RINA PERLIN



RINA PERLIN


A cadaveric study of my aunts

Abstract
One by one, my aunts are dying of cancer. Some of them died before I was born and some of them haven’t died yet, but I know they will.

Key Words
curse, family, funeral dress

Introduction
My grandmother didn’t want her twelve kids to know they were Irish. Well, they knew they were Irish, but she didn’t want them to have feelings about it. Despite this she is very Irish.1 She’s sharp, she’s funny, she never gets sick, and she’s been watching her children die for thirty years. Of her nine daughters, seven have had cancer, two of those have died from it, and one is dying now.

My aunt Barbara came to visit us when we lived in Spain, when I was nine years old, and she had already shaved her head. She was so soft and pale. She helped me turn my hair into a spider of braids and we laughed all night. She died a few months later.

Objectives
I want to know more than what I know on a genetic level. I don’t want to know how cancer invades a body–I can read about that, and every textbook patient will be my aunt Barb, who died while I was at summer camp. I can tell you how cancer invades a family. It spreads from the hospital bed to the waiting room and then to everyone’s phones across the country, and then we put the phones down and cry by ourselves, everyone in their own room, until the funeral.

What I really want to know is how I’m supposed to say goodnight to my mom when we both know her sister is dying, halfway across the world, of something my mom survived.2

Methods
Every time it’s six in the morning and my mom is on Skype, I know that my aunt Kathy is dying. She’s in India and she’s full of light. My mom always says she was the first person at their school to wear Birkenstocks. My aunt Kathy is better than George Harrison. When her sisters were dying, Kathy was the one who flew to where they were, all spread out across the world like beautiful, lonely wildflowers. Kathy was the one who sat with them with just her linen voice and her brown hands. I ask my mom, when the call is over, “Who is the Kathy for Kathy?”

Every time I’m ten years old and my parents come to pick me up early from summer camp, they tell me my aunt Barbara has died and we have to go to the funeral. I wear a gray dress3 and we all dance to her favorite songs afterwards. My mom stands with her brothers and sisters in a big circle and she laughs and the corners of her mouth come up over her gums and she’s so beautiful I think I can almost understand her.

Results
It’s exhausting to hear someone die from far away. I almost heard my mom die from across the hall when she was sick, but I was fourteen and then I was seventeen and she wasn’t sick anymore. My cousin and her husband and their new baby will hear my aunt die from down the hall, if she makes it to Seattle. I love them and I’m afraid of them. I have nightmares about their closed, crying mouths and the baby looking up at them and the baby growing up and never hearing her grandmother sing harmony in the night air on the farm in Michigan.4

Discussion
I want to be with my aunt while she’s dying, only I don’t want me to be there. I want to be raptured out of my body and I want my body to be filled up with someone better than me. While I’m sitting with Kathy, I want to be Kathy for her. I want to be her when I was nineteen and she came to visit me in Spain and we drove to the little ashram in Piera.

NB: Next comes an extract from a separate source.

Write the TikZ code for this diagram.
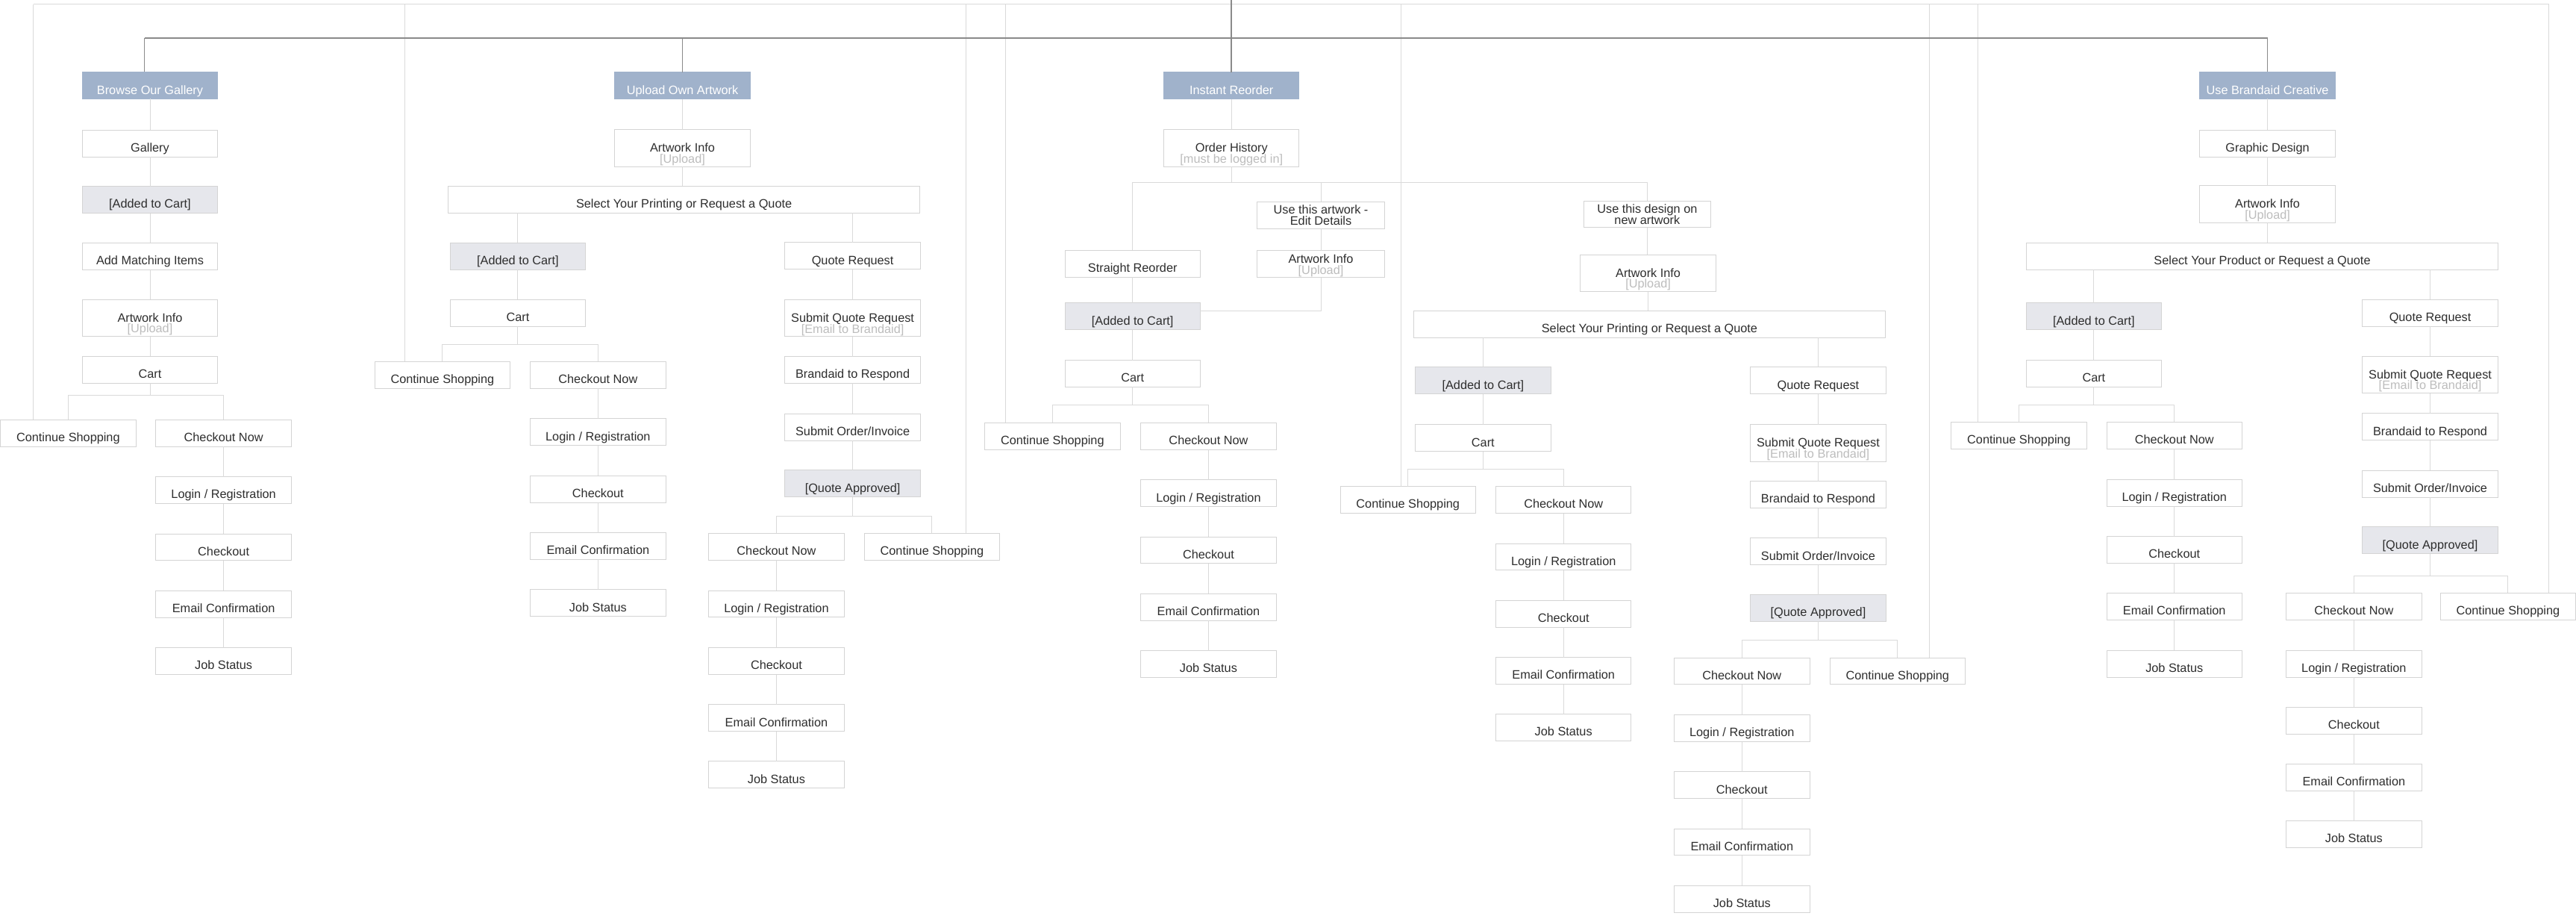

She asked me to sing for her in the car, and I love to be asked to sing and to pretend not to love it. She told me what it’s like to see her son grow up to resemble his father. She introduced me to people who clean beans at a wooden table, for hours, and never complain. I want to be her when she walked with me through an olive grove and didn’t get mad at me for taking stupid pictures of all the raindrops. I want to not get mad about anything, to not upset anyone with my anger. I want to be able to make her unafraid just by sitting quietly beside her, but fear and fury are so much a part of me.

Who is the Kathy for Kathy? Who will be the Kathy for Grandma, for mom, for me?


1. My mom wouldn’t like this.
2. How long do you hug a woman who doesn’t feel sorry for herself? Do you hug her until it makes her cry?
3. I don’t remember what dress I wore. I’ve never had any black dresses. Maybe I had a gray dress.
4. The farm is my grandparents’ small land near Kalamazoo. When my grandpa was alive, he built bonfires there and we sat around them singing old folk ballads and Simon & Garfunkel and Beatles songs and Depression-era tragicomedy songs about dying hobos and insincere lovers. My mom’s siblings have voices like angels, or bonfires, or really sad stories.



RINA PERLIN is a University of Louisville medical student, writer, and amateur entomologist. Her poems have placed or been honored in the 2014 and 2012 Sarabande Books Flo Gault Student Poetry Competitions, the 2013 Kentuckiana Metroversity Creative Writing Competition, and the 2011 Louisville Eccentric Observer Literary LEO competition.